Premier Christy Clark wasted no time rejecting Prime Minister Justin Trudeau’s plan to reform the Canadian Senate through an independent panel to appoint new senators.
“B.C. will not participate in the process outlined today to appoint senators,” Clark said in a statement released Thursday. “Our position has not changed; the Senate should be fixed or folded but we should not be distracted by it.”
Trudeau delivered this week on a promise to fill the 22 current Senate vacancies via a five-member independent advisory board, starting with five appointments in the new year. Three of the five panel members are to be chosen by Ottawa, with two temporary provincial or territorial members named for each appointment.
“Today’s changes do not address what’s been wrong with the Senate since the beginning,” Clark said. “It has never been designed to represent British Columbians or our interests at the national level.”

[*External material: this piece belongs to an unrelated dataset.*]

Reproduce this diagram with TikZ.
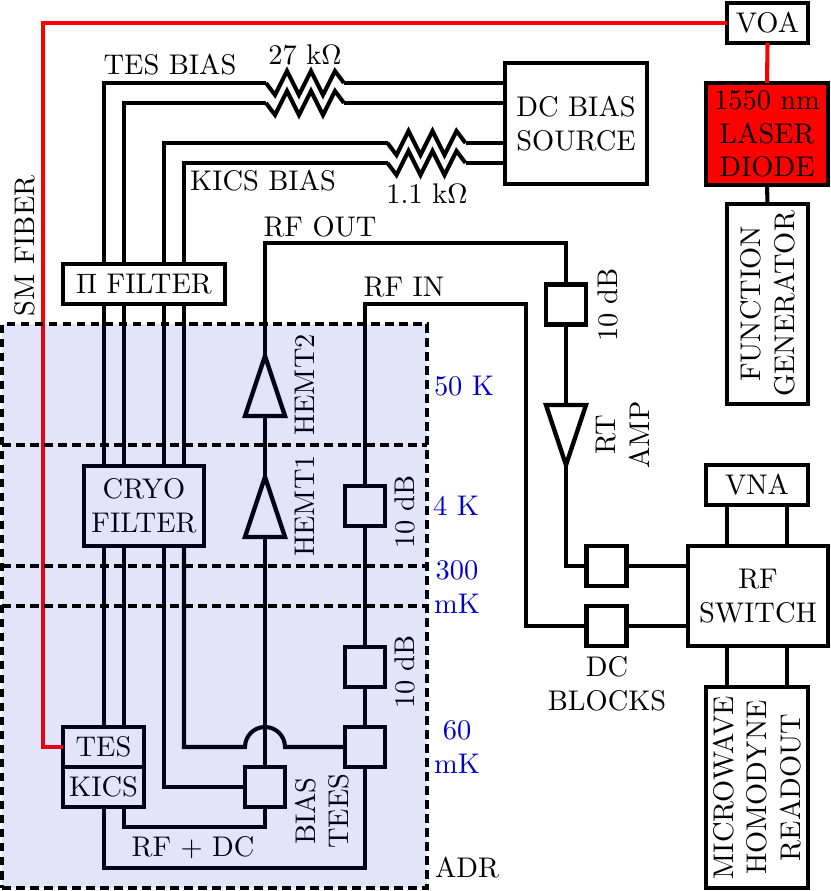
\documentclass[tikz,border=0pt]{standalone}
\usepackage{amsmath}
\usetikzlibrary{positioning}
\newcommand{\unitpx}{0.357pt}
\definecolor{stagefill}{RGB}{30,30,197}
\definecolor{stagetext}{RGB}{0,0,205}
\tikzset{
    every node/.style={font=\fontsize{10.15}{12}\selectfont},
    wire/.style={line width=1.45pt, line join=miter},
    fiber/.style={line width=1.45pt, red},
    blockbox/.style={draw, line width=1.55pt, outer sep=0pt, inner sep=0pt, align=center, fill=white},
    sqbox/.style={blockbox, minimum width=40*\unitpx, minimum height=40*\unitpx, fill=none},
    stagelabel/.style={text=stagetext, align=center},
    stageline/.style={line width=1.25pt, dash pattern=on 3.1pt off 1.9pt},
    resist/.pic={
        \draw[wire] (0,0) -- (9,12) -- (21,-12) -- (33,12) -- (45,-12) -- (57,12) -- (69,-12) -- (78,0);
        \coordinate (-in) at (0,0);
        \coordinate (-out) at (78,0);
    },
    ampup/.pic={
        \draw[wire, line width=1.55pt] (-20,30) -- (0,-30) -- (20,30) -- cycle;
        \coordinate (-tip) at (0,-30);
        \coordinate (-base) at (0,30);
    },
    ampdown/.pic={
        \draw[wire, line width=1.55pt] (-20,-30) -- (0,30) -- (20,-30) -- cycle;
        \coordinate (-tip) at (0,30);
        \coordinate (-base) at (0,-30);
    }
}

\begin{document}
\begin{tikzpicture}[x=\unitpx, y=-\unitpx]
        \useasboundingbox (0,0) rectangle (830,891);

        \node[blockbox, minimum width=81*\unitpx, minimum height=40*\unitpx] (voa) at (767.5,23) {VOA};
        \node[blockbox, fill=red, minimum width=122*\unitpx, minimum height=102*\unitpx] (laser) at (767,134) {1550 nm\\LASER\\DIODE};
        \node[blockbox, rotate=90, minimum width=200*\unitpx, minimum height=81*\unitpx] (fgen) at (767.5,304) {FUNCTION\\GENERATOR};
        \node[blockbox, minimum width=142*\unitpx, minimum height=121*\unitpx] (dcbias) at (576,123.5) {DC BIAS\\SOURCE};
        \node[blockbox, minimum width=162*\unitpx, minimum height=40*\unitpx] (pifilter) at (144,284) {$\Pi$ FILTER};
        \node[blockbox, fill=none, minimum width=120*\unitpx, minimum height=80*\unitpx] (cryo) at (144,506) {CRYO\\FILTER};
        \node[blockbox, fill=none, minimum width=81*\unitpx, minimum height=40*\unitpx] (tes) at (103.5,747) {TES};
        \node[blockbox, fill=none, minimum width=81*\unitpx, minimum height=40*\unitpx] (kics) [below = 0pt of tes] {KICS};

        \node[sqbox] (att_out) at (566,304.5) {};
        \node[sqbox] (att_4k) at (365,506) {};
        \node[sqbox] (att_mk) at (365,667) {};
        \node[sqbox] (tee_a) at (365,747) {};
        \node[sqbox] (tee_b) at (265,787) {};
        \node[sqbox] (block_a) at (606.5,566) {};
        \node[sqbox] (block_b) at (606.5,626) {};

        \node[blockbox, minimum width=140*\unitpx, minimum height=100*\unitpx] (rfswitch) at (758,596) {RF\\SWITCH};
        \node[blockbox, minimum width=102*\unitpx, minimum height=40*\unitpx] (vna) at (757,485) {VNA};
        \node[blockbox, rotate=90, minimum width=201*\unitpx, minimum height=102*\unitpx] (homodyne) at (757,787.5) {MICROWAVE\\HOMODYNE\\READOUT};

        \pic (res_tes_a) at (266,83) {resist};
        \pic (res_tes_b) at (266,103) {resist};
        \pic (res_kics_a) at (387.5,143) {resist};
        \pic (res_kics_b) at (387.5,163) {resist};
        \pic (hemt_1) at (265,507) {ampup};
        \pic (hemt_2) at (265,386) {ampup};
        \pic (rt_amp) at (566,435) {ampdown};

        \coordinate (w_a) at (104,0);
        \coordinate (w_b) at (124,0);
        \coordinate (w_c) at (164,0);
        \coordinate (w_d) at (184,0);
        \coordinate (w_e) at (727,0);
        \coordinate (w_f) at (787,0);
        \coordinate (rf_out) at (265,243);
        \coordinate (rf_in) at (526,304);
        \coordinate (hop) at (245,747);

        %fiber from laser to tes
        \draw[fiber] (laser.north) -- (voa.south);
        \draw[fiber] (voa.west) -- (43,23) |- (tes.west);

        %function generator to laser
        \draw[wire] (laser.south) -- (fgen.east);

        %tes bias
        \draw[wire] (w_a |- pifilter.north) |- (res_tes_a-in);
        \draw[wire] (res_tes_a-out) -- (res_tes_a-out -| dcbias.west);
        \draw[wire] (w_b |- pifilter.north) |- (res_tes_b-in);
        \draw[wire] (res_tes_b-out) -- (res_tes_b-out -| dcbias.west);

        %kics bias
        \draw[wire] (w_c |- pifilter.north) |- (res_kics_a-in);
        \draw[wire] (res_kics_a-out) -- (res_kics_a-out -| dcbias.west);
        \draw[wire] (w_d |- pifilter.north) |- (res_kics_b-in);
        \draw[wire] (res_kics_b-out) -- (res_kics_b-out -| dcbias.west);

        %filter to cryo filter
        \foreach \w in {w_a, w_b, w_c, w_d}
            \draw[wire] (\w |- pifilter.south) -- (\w |- cryo.north);

        %cryo filter to tes and tees
        \draw[wire] (w_a |- cryo.south) -- (w_a |- tes.north);
        \draw[wire] (w_b |- cryo.south) -- (w_b |- tes.north);
        \draw[wire] (w_c |- cryo.south) |- (tee_b.west);
        \draw[wire] (w_d |- cryo.south) |- (hop) arc[start angle=180, end angle=360, radius=20] -- (tee_a.west);

        %rf out
        \draw[wire] (tee_b.north) -- (hemt_1-base);
        \draw[wire] (hemt_1-tip) -- (hemt_2-base);
        \draw[wire] (hemt_2-tip) |- (rf_out) -| (att_out.north);
        \draw[wire] (att_out.south) -- (rt_amp-base);
        \draw[wire] (rt_amp-tip) |- (block_a.west);
        \draw[wire] (block_a.east) -- (block_a.east -| rfswitch.west);

        %rf in
        \draw[wire] (block_b.east) -- (block_b.east -| rfswitch.west);
        \draw[wire] (block_b.west) -| (rf_in) -| (att_4k.north);
        \draw[wire] (att_4k.south) -- (att_mk.north);
        \draw[wire] (att_mk.south) -- (tee_a.north);

        %rf + dc to kics
        \draw[wire] (tee_a.south) |- (365,868) -| (w_a |- kics.south);
        \draw[wire] (tee_b.south) |- (265,827) -| (w_b |- kics.south);

        %switch to vna and readout
        \foreach \w in {w_e, w_f} {
            \draw[wire] (\w |- rfswitch.north) -- (\w |- vna.south);
            \draw[wire] (\w |- rfswitch.south) -- (\w |- homodyne.east);
        }

        %labels
        \node (lab_fiber) [rotate=90] at (25,246) {SM FIBER};
        \node (lab_tes) at (170,65) {TES BIAS};
        \node (lab_kics) at (263,181) {KICS BIAS};
        \node (lab_r1) at (305,55) {27 k$\Omega$};
        \node (lab_r2) at (427,194) {1.1 k$\Omega$};
        \node (lab_out) at (320,227) {RF OUT};
        \node (lab_in) at (404,287) {RF IN};
        \node (lab_h2) [rotate=90] at (305,385) {HEMT2};
        \node (lab_h1) [rotate=90] at (305,506) {HEMT1};
        \node (lab_att_a) [rotate=90] at (608,305) {10 dB};
        \node (lab_att_b) [rotate=90] at (405,512) {10 dB};
        \node (lab_att_c) [rotate=90] at (405,672) {10 dB};
        \node (lab_rt) [rotate=90, align=center] at (623,435) {RT\\AMP};
        \node (lab_tees) [rotate=90, align=center] at (322,811) {BIAS\\TEES};
        \node (lab_dc) at (193,848) {RF + DC};
        \node (lab_blocks) [align=center] at (607,684) {DC\\BLOCKS};
        \node (lab_adr) at (467,868) {ADR};

        \node[stagelabel] (lab_50) at (464,386) {50 K};
        \node[stagelabel] (lab_4) at (456,506) {4 K};
        \node[stagelabel] (lab_300) at (457,587) {300\\mK};
        \node[stagelabel] (lab_60) at (457,747) {60\\mK};

        %cold stages
        \node[minimum width=425*\unitpx, minimum height=564*\unitpx, outer sep=0pt, fill=stagefill, fill opacity=0.12, draw, stageline] (adr) at (214.5,606) {};
        \foreach \y in {445, 566, 606} {
            \coordinate (s) at (0,\y);
            \draw[stageline] (s -| adr.west) -- (s -| adr.east);
        }
    \end{tikzpicture}
\end{document}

B.C.’s objection is that it has always been under-represented, compared to provinces that joined confederation earlier. Constitutional change would be required to replace a regional formula where Ontario, Quebec, the Maritimes and the West have 24 seats each.
That translates to six seats each for B.C., Alberta, Saskatchewan and Manitoba, while Nova Scotia and New Brunswick have 10 each, despite relatively tiny populations. Currently, B.C. has one senator for each 775,000 people, the lowest representation in Canada.
B.C. currently has five senators, with former Vancouver mayor Larry Campbell and former Liberal Party vice-president Mobina Jaffer appointed as Liberals. Conservative appointments are Nancy Greene Raine, Yonah Martin and Richard Neufeld, a former B.C. Liberal energy minister.
B.C. has had a vacancy since the retirement of former Conservative MP Gerry St. Germain, who reached the Senate’s mandatory retirement age of 75 in 2012.
Senate reform was a key part of the recent federal election campaign, after a string of resignations, suspensions and prosecutions of senators including Liberal Mac Harb and Conservatives Mike Duffy, Pamela Wallin and Patrick Brazeau. Harb and Duffy are facing charges of fraud and breach of trust over alleged misuse of expense allowances.
Trudeau expelled all Liberal senators from the party caucus before the election. The Conservatives hold a majority in the Senate, which could allow them to hold up Liberal legislation.